S'il est constant que cette décharge de responsabilité a été établie le jour même de la signature de l'acte de cession, les époux X. ne produisent aucun élément de nature à établir, comme ils le prétendent, qu'ils étaient dans l'impossibilité d'appréhender les contours exacts de la clause de non-concurrence et les conséquences liées à sa violation, spécialement l'impossibilité d'exploitation du fonds et ce alors que les termes de cette clause étaient particulièrement clairs puisque les conditions étaient indiquées de manière non équivoque, à savoir un fonds de commerce de même nature, un délai de cinq ans, un rayon de dix kilomètres à vol d'oiseau, que la sanction de « fermeture immédiate » du fonds était expressément précisée, qu'ils ont bénéficié d'une clause [minute page 7] identique lors de leur acquisition, et que dans la décharge du 29 novembre 2000, ils ont déclaré acquérir le fonds situé à [ville C] « en connaissance de cause » de cette clause de non-concurrence, tous éléments dont il résulte qu'ils étaient parfaitement informés tant de la nature et de la portée de la clause que des conséquences de sa violation.

Aux termes de cette clause, les acquéreurs ont expressément renoncé à tout recours à l'encontre de la société LM IMMOBILIER du chef de la clause de non-concurrence ; leur action est donc irrecevable.

En conséquence, le jugement sera infirmé.

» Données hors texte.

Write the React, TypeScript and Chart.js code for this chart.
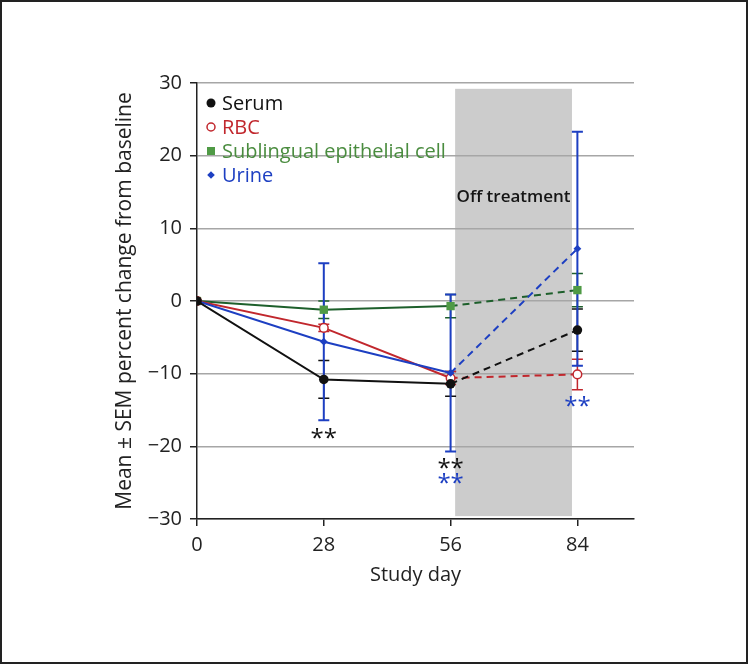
import React, { useEffect, useRef } from 'react';
import { Chart, registerables } from 'chart.js';

Chart.register(...registerables);

const FONT = "'Open Sans', 'Noto Sans', sans-serif";

const days = [0, 28, 56, 84];
const xTickValues = [0, 28, 56, 84];
const yTickValues = [-30, -20, -10, 0, 10, 20, 30];

const serumLabel = 'Serum';
const serum = [0, -10.8, -11.4, -4.0];
const serumSem = [0, 2.6, 1.7, 2.9];

const rbcLabel = 'RBC';
const rbc = [0, -3.7, -10.6, -10.1];
const rbcSem = [0, 0.5, 0.9, 2.1];

const sublingualLabel = 'Sublingual epithelial cell';
const sublingual = [0, -1.2, -0.7, 1.5];
const sublingualSem = [0, 1.2, 1.6, 2.3];

const urineLabel = 'Urine';
const urine = [0, -5.6, -9.9, 7.2];
const urineSem = [0, 10.8, 10.8, 16.1];

const offTreatmentDays = [57, 82.8];
const offTreatmentLevels = [-29.6, 29.2];
const offTreatmentLabel = 'Off treatment';

// significance markers: day, anchor value, text, series colour key
const sigDays = [28, 56, 56, 84];
const sigLevels = [-18.5, -22.6, -24.7, -14.1];
const sigKeys = ['serum', 'serum', 'urine', 'urine'];

const COLORS: Record<string, { line: string; marker: string; text: string }> = {
  serum: { line: '#111111', marker: '#111111', text: '#111111' },
  rbc: { line: '#c1272d', marker: '#c1272d', text: '#c1272d' },
  sublingual: { line: '#1d5f2b', marker: '#4f9a45', text: '#4a8c3f' },
  urine: { line: '#1d3fc2', marker: '#1d3fc2', text: '#1d3fc2' },
};

type SeriesDef = {
  key: string;
  label: string;
  values: number[];
  sem: number[];
  style: 'circle' | 'open' | 'square' | 'diamond';
};

const SERIES: SeriesDef[] = [
  { key: 'serum', label: serumLabel, values: serum, sem: serumSem, style: 'circle' },
  { key: 'rbc', label: rbcLabel, values: rbc, sem: rbcSem, style: 'open' },
  { key: 'sublingual', label: sublingualLabel, values: sublingual, sem: sublingualSem, style: 'square' },
  { key: 'urine', label: urineLabel, values: urine, sem: urineSem, style: 'diamond' },
];

function drawMarker(ctx: CanvasRenderingContext2D, style: string, key: string, x: number, y: number) {
  const c = COLORS[key];
  ctx.save();
  ctx.beginPath();
  if (style === 'circle') {
    ctx.arc(x, y, 4.5, 0, Math.PI * 2);
    ctx.fillStyle = c.marker;
    ctx.fill();
  } else if (style === 'open') {
    ctx.arc(x, y, 4, 0, Math.PI * 2);
    ctx.fillStyle = '#fff';
    ctx.fill();
    ctx.lineWidth = 1.5;
    ctx.strokeStyle = c.marker;
    ctx.stroke();
  } else if (style === 'square') {
    ctx.rect(x - 4, y - 4, 8, 8);
    ctx.fillStyle = c.marker;
    ctx.fill();
  } else {
    ctx.moveTo(x - 3.8, y);
    ctx.lineTo(x, y - 3.8);
    ctx.lineTo(x + 3.8, y);
    ctx.lineTo(x, y + 3.8);
    ctx.closePath();
    ctx.fillStyle = c.marker;
    ctx.fill();
  }
  ctx.restore();
}

const decorPlugin = {
  id: 'decor',
  beforeDraw(chart: any) {
    const { ctx, scales } = chart;
    const x = scales.x;
    const y = scales.y;
    const x0 = x.getPixelForValue(offTreatmentDays[0]);
    const x1 = x.getPixelForValue(offTreatmentDays[1]);
    const y0 = y.getPixelForValue(offTreatmentLevels[1]);
    const y1 = y.getPixelForValue(offTreatmentLevels[0]);
    ctx.save();
    ctx.fillStyle = '#cccccc';
    ctx.fillRect(x0, y0, x1 - x0, y1 - y0);
    ctx.restore();
  },
  beforeDatasetsDraw(chart: any) {
    const { ctx, scales } = chart;
    const x = scales.x;
    const y = scales.y;
    ctx.save();
    SERIES.forEach((s) => {
      ctx.strokeStyle = COLORS[s.key].line;
      ctx.lineWidth = s.key === 'urine' ? 2 : 1.5;
      days.forEach((d, i) => {
        const e = s.sem[i];
        if (!e) return;
        const px = x.getPixelForValue(d);
        const pt = y.getPixelForValue(s.values[i] + e);
        const pb = y.getPixelForValue(s.values[i] - e);
        ctx.beginPath();
        ctx.moveTo(px, pt);
        ctx.lineTo(px, pb);
        ctx.moveTo(px - 5.5, pt);
        ctx.lineTo(px + 5.5, pt);
        ctx.moveTo(px - 5.5, pb);
        ctx.lineTo(px + 5.5, pb);
        ctx.stroke();
      });
    });
    ctx.restore();
  },
  afterDraw(chart: any) {
    const { ctx, scales, chartArea } = chart;
    const x = scales.x;
    const y = scales.y;
    ctx.save();
    // Off treatment label
    ctx.font = `600 17px ${FONT}`;
    ctx.fillStyle = '#151515';
    ctx.textAlign = 'center';
    ctx.textBaseline = 'middle';
    const cx = (x.getPixelForValue(offTreatmentDays[0]) + x.getPixelForValue(offTreatmentDays[1])) / 2;
    ctx.fillText(offTreatmentLabel, cx, y.getPixelForValue(14.3));

    // significance stars
    ctx.font = `24px ${FONT}`;
    sigDays.forEach((d, i) => {
      ctx.fillStyle = COLORS[sigKeys[i]].text;
      ctx.fillText('**', x.getPixelForValue(d), y.getPixelForValue(sigLevels[i]) + 4);
    });

    // legend
    ctx.font = `20px ${FONT}`;
    ctx.textAlign = 'left';
    SERIES.forEach((s, i) => {
      const ly = chartArea.top + 20 + i * 24;
      drawMarker(ctx, s.style, s.key, chartArea.left + 14, ly);
      ctx.fillStyle = COLORS[s.key].text;
      ctx.fillText(s.label, chartArea.left + 25, ly + 1);
    });
    ctx.restore();
  },
};

export default function App() {
  const ref = useRef<HTMLCanvasElement | null>(null);

  useEffect(() => {
    if (!ref.current) return;
    const pointStyles: Record<string, any> = {
      circle: { pointStyle: 'circle', pointRadius: 4.8, bg: (k: string) => COLORS[k].marker, bw: 0 },
      open: { pointStyle: 'circle', pointRadius: 4.3, bg: () => '#ffffff', bw: 1.5 },
      square: { pointStyle: 'rect', pointRadius: 5.9, bg: (k: string) => COLORS[k].marker, bw: 0 },
      diamond: { pointStyle: 'rectRot', pointRadius: 3.9, bg: (k: string) => COLORS[k].marker, bw: 0 },
    };
    const drawOrder = ['sublingual', 'rbc', 'urine', 'serum'];
    const datasets = SERIES.map((s) => {
      const ps = pointStyles[s.style];
      return {
        label: s.label,
        data: days.map((d, i) => ({ x: d, y: s.values[i] })),
        borderColor: COLORS[s.key].line,
        borderWidth: 2,
        pointStyle: ps.pointStyle,
        pointRadius: ps.pointRadius,
        pointHoverRadius: ps.pointRadius,
        pointBackgroundColor: ps.bg(s.key),
        pointBorderColor: COLORS[s.key].marker,
        pointBorderWidth: ps.bw,
        tension: 0,
        fill: false,
        order: drawOrder.indexOf(s.key) * -1,
        segment: {
          borderDash: (c: any) => (c.p0DataIndex >= 2 ? [7, 5] : undefined),
        },
      };
    });

    const chart = new Chart(ref.current, {
      type: 'line',
      data: { datasets },
      plugins: [decorPlugin],
      options: {
        animation: false,
        responsive: false,
        devicePixelRatio: 1,
        layout: { padding: { top: 83, right: 114, bottom: 0, left: 0 } },
        plugins: { legend: { display: false }, tooltip: { enabled: false } },
        scales: {
          x: {
            type: 'linear',
            min: 0,
            max: 96.5,
            afterBuildTicks: (s: any) => {
              s.ticks = xTickValues.map((v) => ({ value: v }));
            },
            afterFit: (s: any) => {
              s.height = 145;
            },
            grid: { drawOnChartArea: false, drawTicks: true, tickLength: 7, tickColor: '#222', lineWidth: 1.5 },
            border: { color: '#222', width: 1.5 },
            ticks: { color: '#222', font: { family: FONT, size: 20 }, padding: 7, maxRotation: 0, autoSkip: false },
            title: {
              display: true,
              text: 'Study day',
              color: '#222',
              font: { family: FONT, size: 20 },
              padding: { top: 0, bottom: 77 },
            },
          },
          y: {
            type: 'linear',
            min: -30,
            max: 30,
            afterBuildTicks: (s: any) => {
              s.ticks = yTickValues.map((v) => ({ value: v }));
            },
            afterFit: (s: any) => {
              s.width = 197;
            },
            grid: { color: '#a6a6a6', lineWidth: 1.5, drawTicks: true, tickLength: 7, tickColor: '#222' },
            border: { color: '#222', width: 1.5 },
            ticks: {
              color: '#222',
              font: { family: FONT, size: 20 },
              padding: 8,
              callback: (v: any) => (Number(v) < 0 ? '\u2212' + Math.abs(Number(v)) : String(v)),
            },
            title: {
              display: true,
              text: 'Mean \u00b1 SEM percent change from baseline',
              color: '#222',
              font: { family: FONT, size: 21 },
              padding: { top: 112, bottom: 0 },
            },
          },
        },
      } as any,
    });
    return () => chart.destroy();
  }, []);

  return (
    <div style={{ position: 'absolute', left: 0, top: 0, width: 748, height: 664, background: '#fff' }}>
      <canvas ref={ref} width={748} height={664} style={{ display: 'block', width: 748, height: 664 }} />
      <div
        style={{
          position: 'absolute',
          left: 0,
          top: 0,
          width: 748,
          height: 664,
          boxSizing: 'border-box',
          border: '2px solid #222',
          pointerEvents: 'none',
        }}
      />
    </div>
  );
}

La société LM IMMOBILIER conservera en équité la charge des frais irrépétibles par elle exposés.

 

DISPOSITIF (décision proprement dite)                                                            (N.B. : mention ne figurant pas sur l’original)

PAR CES MOTIFS :

La Cour,

- Infirme le jugement ;

- Déclare irrecevable l'action de M. X. et de Mme Y. épouse X. ;

- Déboute la SARL LM IMMOBILIER de sa demande en application de l'article 700 du nouveau code de procédure civile :

- Condamne les époux X. aux dépens qui seront recouvrés conformément à l’article 699 du nouveau code de procédure civile.